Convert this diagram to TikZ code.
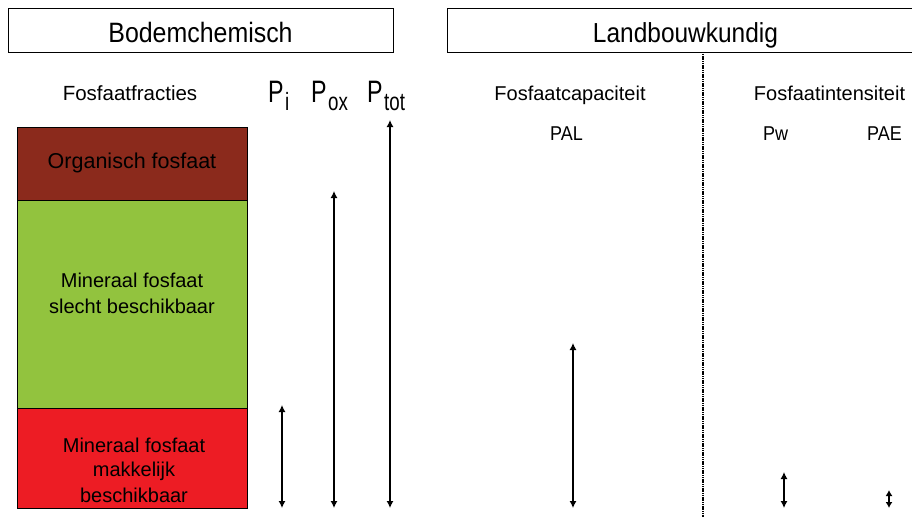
\documentclass[tikz,border=0pt]{standalone}
\usepackage{fontspec}
\setmainfont{Liberation Sans}
\newfontfamily\headfont{Liberation Sans}[FakeStretch=0.89]
\newfontfamily\symfont{Liberation Sans}[FakeStretch=0.75]
\newfontfamily\codefont{Liberation Sans}[FakeStretch=0.9]
\usetikzlibrary{arrows.meta}
\definecolor{orgbrown}{HTML}{8B2A1C}
\definecolor{mingreen}{HTML}{92C33E}
\definecolor{minred}{HTML}{ED1C24}
\tikzset{
  headbox/.style={draw, line width=1pt, inner sep=0pt, anchor=north west},
  headtext/.style={anchor=base, inner sep=0pt, font=\headfont\fontsize{28}{32}\selectfont},
  layer/.style={draw, line width=0.9pt, inner sep=0pt, anchor=north west, minimum width=230pt},
  lbl/.style={anchor=base, inner sep=0pt, font=\fontsize{20}{24}\selectfont},
  code/.style={anchor=base, inner sep=0pt, font=\codefont\fontsize{20}{24}\selectfont},
  pbig/.style={anchor=base west, inner sep=0pt, font=\symfont\fontsize{31}{34}\selectfont},
  spanarrow/.style={line width=1.2pt, {Latex[length=7pt,width=7pt]}-{Latex[length=7pt,width=7pt]}}
}
% symbol with a large, lowered index
\newcommand{\psym}[1]{P\hspace{1.5pt}\raisebox{-8pt}{\fontsize{25}{28}\selectfont #1}}
\begin{document}
\begin{tikzpicture}[x=1pt,y=-1pt]
\useasboundingbox (0,0) rectangle (912,517);

% header boxes
\node[headbox, minimum width=385pt, minimum height=44pt] (bodem) at (8,8) {};
\node[headtext] (bodemt) at (200.5,42) {Bodemchemisch};
\node[headbox, minimum width=470pt, minimum height=44pt] (land) at (447,8) {};
\node[headtext, font=\headfont\fontsize{27.5}{32}\selectfont] (landt) at (685.5,42) {Landbouwkundig};

% separator between capacity and intensity
\coordinate (sepTop) at (703,52);
\coordinate (sepBot) at (703,517);
\draw[line width=1.6pt, dash pattern=on 1.2pt off 0.6pt] (sepTop) -- (sepBot);

% column headings
\node[lbl, font=\fontsize{20.5}{24}\selectfont] (fract) at (130,100) {Fosfaatfracties};
\node[pbig] (pi) at (268,102) {\psym{i}};
\node[pbig] (pox) at (311,102) {\psym{ox}};
\node[pbig] (ptot) at (367,102) {\psym{tot}};
\node[lbl] (cap) at (570,100) {Fosfaatcapaciteit};
\node[lbl] (int) at (829.5,100) {Fosfaatintensiteit};
\node[code] (pal) at (566.5,140) {PAL};
\node[code] (pw) at (775.5,140) {Pw};
\node[code] (pae) at (884.5,140) {PAE};

% phosphate fractions
\node[layer, fill=orgbrown, minimum height=73pt] (org) at (17,127) {};
\node[lbl, font=\fontsize{21.5}{26}\selectfont] at (132,168) {Organisch fosfaat};
\node[layer, fill=mingreen, minimum height=208pt] (slecht) at (17,200) {};
\node[lbl] at (132,287) {Mineraal fosfaat};
\node[lbl] at (132,313) {slecht beschikbaar};
\node[layer, fill=minred, minimum height=100pt] (makk) at (17,408) {};
\node[lbl] at (134,452) {Mineraal fosfaat};
\node[lbl] at (134,476) {makkelijk};
\node[lbl] at (134,502) {beschikbaar};

% ranges of the measured fractions
\coordinate (piT) at (282,405);   \coordinate (piB) at (282,508);
\coordinate (poxT) at (334,191);  \coordinate (poxB) at (334,508);
\coordinate (ptotT) at (390,120); \coordinate (ptotB) at (390,508);
\coordinate (palT) at (573,343);  \coordinate (palB) at (573,508);
\coordinate (pwT) at (784,472);   \coordinate (pwB) at (784,508);
\coordinate (paeT) at (889,490);  \coordinate (paeB) at (889,508);
\draw[spanarrow] (piT) -- (piB);
\draw[spanarrow] (poxT) -- (poxB);
\draw[spanarrow] (ptotT) -- (ptotB);
\draw[spanarrow] (palT) -- (palB);
\draw[spanarrow] (pwT) -- (pwB);
\draw[spanarrow, {Latex[length=6pt,width=7pt]}-{Latex[length=6pt,width=7pt]}] (paeT) -- (paeB);
\end{tikzpicture}
\end{document}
━━━━━━━━━━━━━━━━━━━━
__Task directions__:
The lines from the top of the data above through the one holding "(sepTop) -- (sepBot);" are to be repeated exactly, and only those, with no pictures.

__Task output__:
Convert this diagram to TikZ code.
\documentclass[tikz,border=0pt]{standalone}
\usepackage{fontspec}
\setmainfont{Liberation Sans}
\newfontfamily\headfont{Liberation Sans}[FakeStretch=0.89]
\newfontfamily\symfont{Liberation Sans}[FakeStretch=0.75]
\newfontfamily\codefont{Liberation Sans}[FakeStretch=0.9]
\usetikzlibrary{arrows.meta}
\definecolor{orgbrown}{HTML}{8B2A1C}
\definecolor{mingreen}{HTML}{92C33E}
\definecolor{minred}{HTML}{ED1C24}
\tikzset{
  headbox/.style={draw, line width=1pt, inner sep=0pt, anchor=north west},
  headtext/.style={anchor=base, inner sep=0pt, font=\headfont\fontsize{28}{32}\selectfont},
  layer/.style={draw, line width=0.9pt, inner sep=0pt, anchor=north west, minimum width=230pt},
  lbl/.style={anchor=base, inner sep=0pt, font=\fontsize{20}{24}\selectfont},
  code/.style={anchor=base, inner sep=0pt, font=\codefont\fontsize{20}{24}\selectfont},
  pbig/.style={anchor=base west, inner sep=0pt, font=\symfont\fontsize{31}{34}\selectfont},
  spanarrow/.style={line width=1.2pt, {Latex[length=7pt,width=7pt]}-{Latex[length=7pt,width=7pt]}}
}
% symbol with a large, lowered index
\newcommand{\psym}[1]{P\hspace{1.5pt}\raisebox{-8pt}{\fontsize{25}{28}\selectfont #1}}
\begin{document}
\begin{tikzpicture}[x=1pt,y=-1pt]
\useasboundingbox (0,0) rectangle (912,517);

% header boxes
\node[headbox, minimum width=385pt, minimum height=44pt] (bodem) at (8,8) {};
\node[headtext] (bodemt) at (200.5,42) {Bodemchemisch};
\node[headbox, minimum width=470pt, minimum height=44pt] (land) at (447,8) {};
\node[headtext, font=\headfont\fontsize{27.5}{32}\selectfont] (landt) at (685.5,42) {Landbouwkundig};

% separator between capacity and intensity
\coordinate (sepTop) at (703,52);
\coordinate (sepBot) at (703,517);
\draw[line width=1.6pt, dash pattern=on 1.2pt off 0.6pt] (sepTop) -- (sepBot);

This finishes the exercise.